Они стали осыпать ее подарками и вниманием, к немалому удивлению ее родителей и к нескрываемому удовольствию ее самой. Пегая кобыла, кольцо с тремя изумрудами, музыкальная шкатулка, Джамалийский гобелен, Бингтаунские бубенцы, духи из Кандалэя… каждый подарок соперников был дороже предыдущего. Два менестреля встретились в лунном свете под окном ее спальни и подрались, выкрикивая имена своих господ, и угомонпились лишь под потоком холодной воды, которую сама леди извергла на них. Какое-то время эти проделки служили только на потеху обоим дворам Оленьего Замка, и никто не упрекал леди за то, что она не может выбрать между двумя столь настойчивыми кавалерами. Она могла покататься верхом с одним, пообедать с другим, а вечером потанцевать снова с первым. Лорду Канни на именины она подарила серебряную чашу. На день рождения Короля-в-Ожидании она подарила поясной нож с головой оленя на рукояти. Одни считали, что она всего лишь деревенская девчонка, попавшая во дворец, понятия не имеющая, как себя вести со столь блистательными воздыхателями. Другие поговаривали, что ее отец настаивал на расточении улыбок Лорду Канни, а мать — наоборот, Пегому Принцу.

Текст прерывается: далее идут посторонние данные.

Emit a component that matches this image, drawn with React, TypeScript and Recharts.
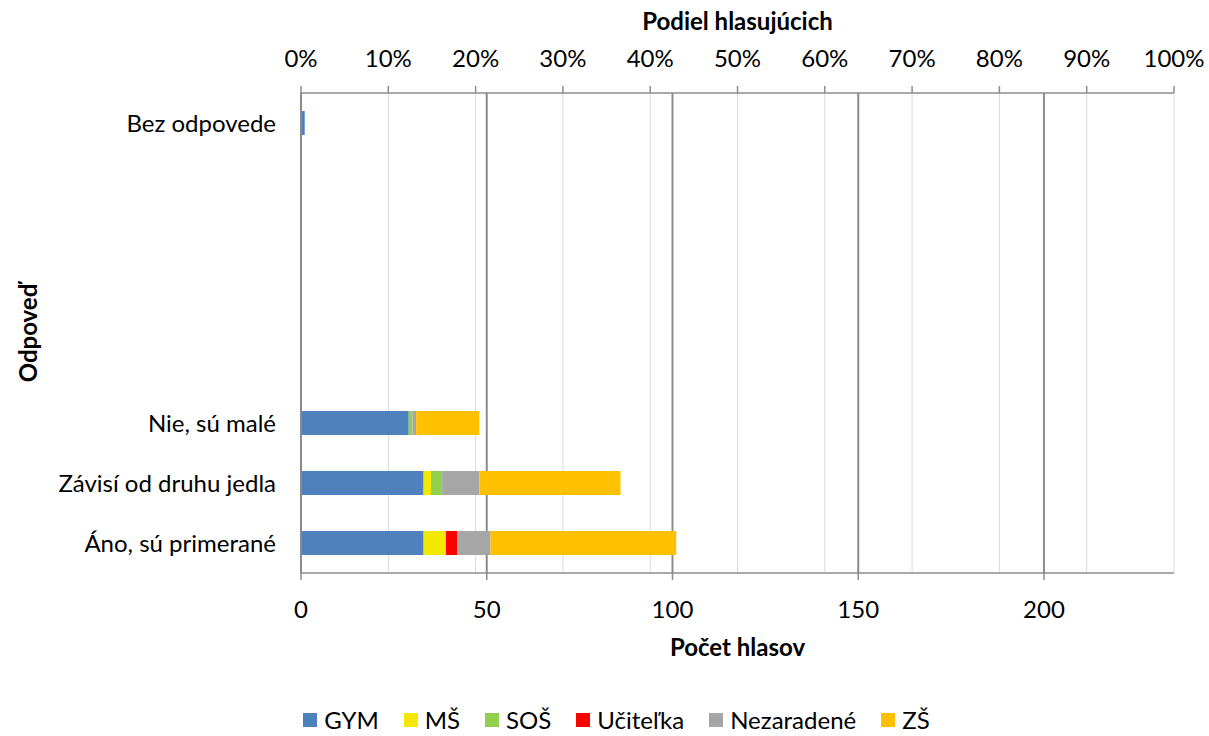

По этому поводу Рэдбёрд сказал так: возможно, дело в девушке и ее чарах, но, скорее всего, она была не более чем предмет для соперничества и повод для того, чтобы давний раздор обернулся скандалом и кровопролитием. Состязание, в которое они вступили с момента рождения Пегого Принца, наконец-то приобрело ту форму, в которой можно было одержать чистую победу или поражение, не опасаясь осуждений или, тем паче, обвинений в измене короне Шести Герцогств. Останови Леди Уиффен свой выбор на том или другом, возможно, их увлечение испарилось бы через пару недель. Но при нынешнем раскладе недосягаемый предмет вожделения добавил желчи их спору, и подспудная война, наконец, вылилась наружу.